Interestingly, the gospel of John does not chronicle Peter’s reaction to the cock crowing; the other gospel speak of his anguish. There are several streams, it seems to me, to consider in the disciples’ reactions to Jesus arrest, trial, and crucifixion. First I want to say that the gospel of John focuses on Jesus’ Divinity and does not have much narrative on what the disciples did. So we must look to the other gospels. We know from the gospel of Matthew that Judas killed himself when Jesus was sentenced to death. He felt remorse for what he had done and tried to return the money. But his guilt would not allow him peace, so he took his own life. If it were the previous lectionary year, I would say this is a failed attempt at confession,penance, and forgiveness. Would have Jesus forgiven Judas? Is there a sin so great that Jesus our Lord God would not forgive it? I hesitate to say, but I think Judas’ answer to that question would be yes. Let us not, beloved reader, make the same assumption.

And we know that Peter felt guilt and remorse when he denied three times in a short period of time that he was part of the followers of Jesus. However his guilt did not drive him to injure himself. In fact, it inspired to deepen his faith, and strengthen his believe. We know this because of what we read later in the New Testament.

Since therefore Christ suffered in the flesh, arm yourselves also with the same intention (for whoever has suffered in the flesh has finished with sin), so as to live for the rest of your earthly life no longer by human desires but by the will of God. You have already spent enough time in doing what the Gentiles like to do, living in licentiousness, passions, drunkenness, revels, carousing, and lawless idolatry. They are surprised that you no longer join them in the same excesses of dissipation, and so they blaspheme.
But they will have to give an accounting to him who stands ready to judge the living and the dead. For this is the reason the gospel was proclaimed even to the dead, so that, though they had been judged in the flesh as everyone is judged, they might live in the spirit as God does. The end of all things is near; therefore be serious and discipline yourselves for the sake of your prayers. Above all, maintain constant love for one another, for love covers a multitude of sins.” (1 Peter 4:1-8)

There is not just a little bit of questioning as to whether it was Simon Peter who wrote I & II Peter. In any case, Peter seems to have taken up a position of leadership in the early Christian church that bespeaks to a maturing and deepening of faith. I like to think that the travail he went through at Jesus’ death forced him to dig deeper into his own soul and spirit. But I suspect we are getting a little bit ahead of ourselves. Let us look instead at the psalm passage that was written for times of stress and difficulty.

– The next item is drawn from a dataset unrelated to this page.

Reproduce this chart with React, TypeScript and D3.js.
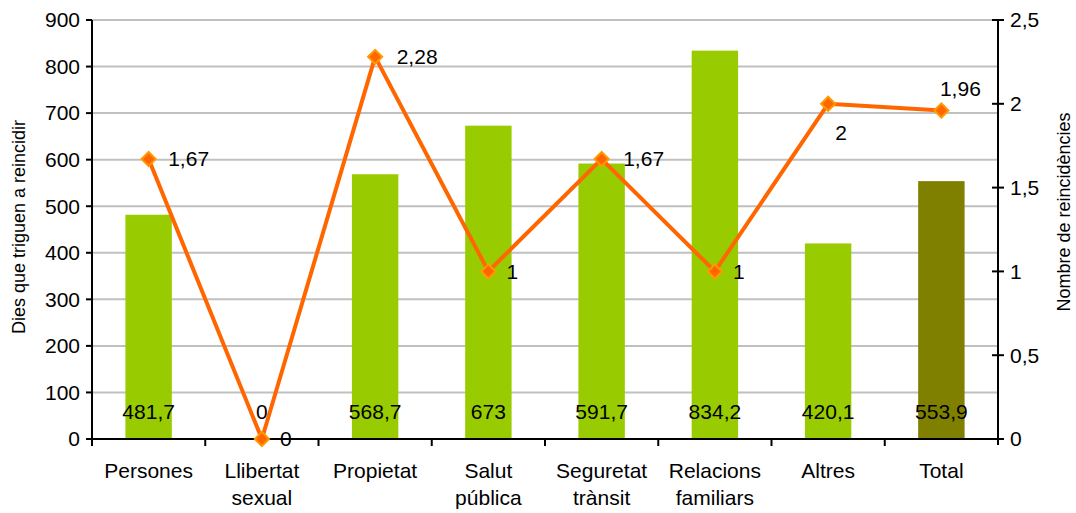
import React from "react";
import * as d3 from "d3";

const categories: string[][] = [
  ["Persones"],
  ["Llibertat", "sexual"],
  ["Propietat"],
  ["Salut", "pública"],
  ["Seguretat", "trànsit"],
  ["Relacions", "familiars"],
  ["Altres"],
  ["Total"],
];
const dies: number[] = [481.7, 0, 568.7, 673, 591.7, 834.2, 420.1, 553.9];
const reincidencies: number[] = [1.67, 0, 2.28, 1, 1.67, 1, 2, 1.96];
const leftTicks: number[] = [0, 100, 200, 300, 400, 500, 600, 700, 800, 900];
const rightTicks: number[] = [0, 0.5, 1, 1.5, 2, 2.5];
const leftTitle = "Dies que triguen a reincidir";
const rightTitle = "Nombre de reincidències";

// label placement for line labels: [dx, dy] of the text centre relative to marker
const lineLabelOffsets: [number, number][] = [
  [40, 0], [24, 0], [42, 0], [24, 0], [42, 0], [24, 0], [13, 29], [19, -22],
];

const fmt = (v: number) => String(v).replace(".", ",");

export default function App() {
  const W = 1076, H = 513;
  const left = 92, right = 998, top = 20, bottom = 439;
  const x = d3.scaleBand<number>().domain(d3.range(categories.length)).range([left, right]).paddingInner(0.59).paddingOuter(0.295);
  const band = d3.scaleBand<number>().domain(d3.range(categories.length)).range([left, right]);
  const yL = d3.scaleLinear().domain([0, 900]).range([bottom, top]);
  const yR = d3.scaleLinear().domain([0, 2.5]).range([bottom, top]);
  const cx = (i: number) => (band(i) as number) + band.bandwidth() / 2;
  const line = d3.line<number>().x((_, i) => cx(i)).y((d) => yR(d));
  const font = "Liberation Sans, Arial, sans-serif";
  const fs = 21;
  return (
    <svg width={W} height={H} style={{ position: "absolute", left: 0, top: 0, background: "#fff" }} fontFamily={font}>
      {leftTicks.map((t) => (
        <line key={"g" + t} x1={left} x2={right} y1={yL(t)} y2={yL(t)} stroke="#c0c0c0" strokeWidth={2} />
      ))}
      {dies.map((d, i) => (
        <rect key={"b" + i} x={x(i)} y={yL(d)} width={x.bandwidth()} height={bottom - yL(d)} fill={i === dies.length - 1 ? "#808000" : "#99cc00"} />
      ))}
      {/* left axis */}
      <line x1={left} x2={left} y1={top} y2={bottom + 6} stroke="#000" strokeWidth={2} />
      {leftTicks.map((t) => (
        <g key={"lt" + t}>
          <line x1={left - 6} x2={left} y1={yL(t)} y2={yL(t)} stroke="#000" strokeWidth={2} />
          <text x={left - 12} y={yL(t)} dy="0.35em" textAnchor="end" fontSize={fs}>{t}</text>
        </g>
      ))}
      {/* right axis */}
      <line x1={right} x2={right} y1={top} y2={bottom + 6} stroke="#000" strokeWidth={2} />
      {rightTicks.map((t) => (
        <g key={"rt" + t}>
          <line x1={right - 6} x2={right + 6} y1={yR(t)} y2={yR(t)} stroke="#000" strokeWidth={2} />
          <text x={right + 12} y={yR(t)} dy="0.35em" textAnchor="start" fontSize={fs}>{fmt(t)}</text>
        </g>
      ))}
      {/* x axis */}
      <line x1={left} x2={right} y1={bottom} y2={bottom} stroke="#000" strokeWidth={2} />
      {categories.map((c, i) => (
        <g key={"c" + i}>
          <line x1={band(i) as number} x2={band(i) as number} y1={bottom} y2={bottom + 7} stroke="#000" strokeWidth={2} />
          <text x={cx(i)} y={471} textAnchor="middle" fontSize={fs}>
            {c.map((l, k) => (
              <tspan key={k} x={cx(i)} dy={k === 0 ? "0.35em" : "1.25em"}>{l}</tspan>
            ))}
          </text>
        </g>
      ))}
      {/* bar labels */}
      {dies.map((d, i) => (
        <text key={"bl" + i} x={cx(i)} y={412} dy="0.35em" textAnchor="middle" fontSize={fs}>{fmt(d)}</text>
      ))}
      {/* line */}
      <path d={line(reincidencies) as string} fill="none" stroke="#ff6600" strokeWidth={4} strokeLinejoin="round" />
      {reincidencies.map((v, i) => (
        <rect key={"m" + i} x={cx(i) - 5} y={yR(v) - 5} width={10} height={10} transform={`rotate(45 ${cx(i)} ${yR(v)})`} fill="#ff6600" stroke="#ff9900" strokeWidth={2} />
      ))}
      {reincidencies.map((v, i) => (
        <text key={"ll" + i} x={cx(i) + lineLabelOffsets[i][0]} y={yR(v) + lineLabelOffsets[i][1]} dy="0.35em" textAnchor="middle" fontSize={fs}>{fmt(v)}</text>
      ))}
      {/* axis titles */}
      <text transform={`translate(19,227) rotate(-90)`} textAnchor="middle" dy="0.35em" fontSize={18}>{leftTitle}</text>
      <text transform={`translate(1064,212) rotate(-90)`} textAnchor="middle" dy="0.35em" fontSize={18}>{rightTitle}</text>
    </svg>
  );
}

In you, O LORD, I seek refuge; do not let me ever be put to shame; in your righteousness deliver me.
Incline your ear to me; rescue me speedily. Be a rock of refuge for me, a strong fortress to save me.
You are indeed my rock and my fortress; for your name’s sake lead me and guide me, take me out of the net that is hidden for me, for you are my refuge.
My times are in your hand; deliver me from the hand of my enemies and persecutors.
Let your face shine upon your servant; save me in your steadfast love.” (Psalm 31:1-4, 15-16)

Words, prayers, petitions, and intercessions fervently and sincerely made will give good results. Let us remember that at this in-between time. Selah!

 

 

Transfiguration Sunday: The Epistle Passage – Listen to my “old friend” Peter

For we did not follow cleverly devised myths when we made known to you the power and coming of our Lord Jesus Christ, but we had been eyewitnesses of his majesty. For he received honor and glory from God the Father when that voice was conveyed to him by the Majestic Glory, saying, “This is my Son, my Beloved, with whom I am well pleased.” (II Peter 1:16 – 17)

I have made it no secret how much I look to and admire the apostle Peter. And if the writer of II Peter (and I Peter) is the apostle Peter, than it explains why I like these two letters also. Paul has admiration and respect. Peter has my love and gratitude. How can one not love a man who stumbled his way to understanding Jesus Christ and emerged as one of the founding builders of the Christian church.

“We ourselves heard this voice come from heaven, while we were with him on the holy mountain.
So we have the prophetic message more fully confirmed. You will do well to be attentive to this as to a lamp shining in a dark place, until the day dawns and the morning star rises in your hearts.” (Verses 18 – 19)

We will hear later in the week a more first hand account of the Jesus on the mountain top with Peter and others. It did not go quite as smoothly at the time in comparison to Peter’s hindsight. But he does well to draw his reader’s attention to it.

“First of all you must understand this, that no prophecy of scripture is a matter of one’s own interpretation, because no prophecy ever came by human will, but men and women moved by the Holy Spirit spoke from God.” (Verses 20 – 21)

I take very seriously his advice. I have discovered over the years that what I have written does not stem purely from my own understanding. There have been too many times I have looked back at what I wrote and thought, “Now how did I come up with that reflection/commentary?” There have been times I have stumbled through writing on scripture and can clearly see my human efforts at exegesis or explanation. And I blush at the simplicity of it. Other times I have no explanation as to how I thought of it, and can only conclude as Paul concludes, the glory and boasting is of God. And if you think I am bragging about me . . . well, you need to take Paul’s perspective as seriously as I do!

But Peter, he knows it is not through human will or understanding. He says clearly it is the movement of the Holy Spirit. Because Peter knows his limits, as I know mine. So we both commend to you following the inspiration of the Holy Spirit. May you find your understanding there. Selah!